En parallèle, un cadre de coopération économique régionale est établi, visant à renforcer les liens bilatéraux entre Kinshasa et Kigali. Les deux pays entendent développer des projets communs dans les domaines du commerce, des infrastructures et de l’exploitation des ressources. Mais ici aussi, la question de la confiance reste centrale : nombre d’analystes estiment que tant que les tensions sécuritaires ne seront pas véritablement levées, ces ambitions économiques risquent de rester lettre morte.

Des engagements asymétriques ?

Dans le détail, l’accord impose à la RDC quatre engagements majeurs : neutraliser les FDLR, favoriser leur rapatriement, garantir la stabilité dans la région des Grands Lacs, et protéger les populations civiles en facilitant le retour des déplacés dans leurs localités d’origine.

Le Rwanda, lui, s’engage sur deux points principaux : lever ses mesures de défense et assurer la réintégration sociale des ex-combattants FDLR rapatriés. Une asymétrie des engagements qui nourrit la critique de certains observateurs congolais, lesquels voient dans cet accord un texte plus contraignant pour Kinshasa que pour Kigali.

Entre espoir fragile et méfiance persistante

Pour de nombreux Congolais, cet accord apparaît comme un pas important, mais insuffisant. L’absence de garanties claires sur le retrait des forces étrangères et le silence autour du M23 alimentent la suspicion.

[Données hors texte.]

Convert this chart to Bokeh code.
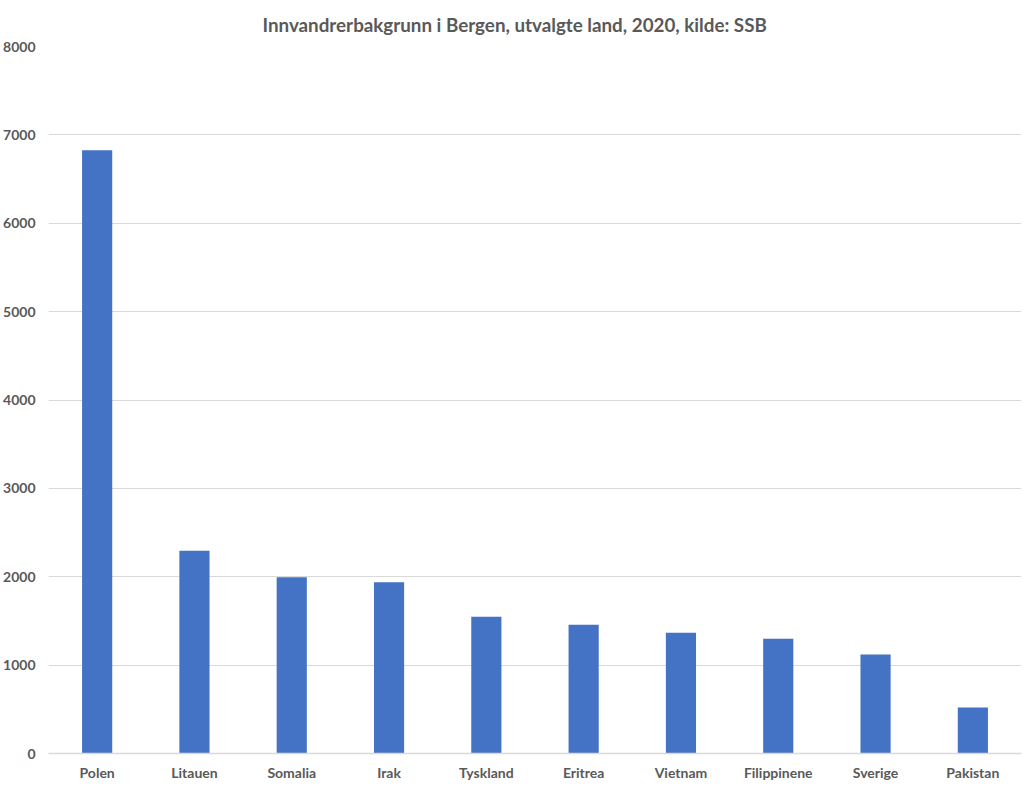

À Kigali, on insiste au contraire sur la nécessité de neutraliser les FDLR comme condition préalable à toute paix durable.

Ainsi, si la signature de Washington marque incontestablement un moment diplomatique fort, elle ne dissipe pas les doutes quant à l’avenir réel de la paix dans l’Est de la RDC. La guerre, les déplacements massifs de populations, les violences quotidiennes et l’exploitation illégale des ressources ont laissé des plaies profondes.

Ainsi donc, plus qu’un simple document paraphé sous les projecteurs, cet accord devra faire ses preuves sur le terrain. Car dans la région des Grands Lacs, les textes ont souvent précédé les promesses ; et rarement suivi les réalités. Seule une volonté politique réelle, sincère et mesurable, pourra transformer la méfiance actuelle en une paix véritable et durable.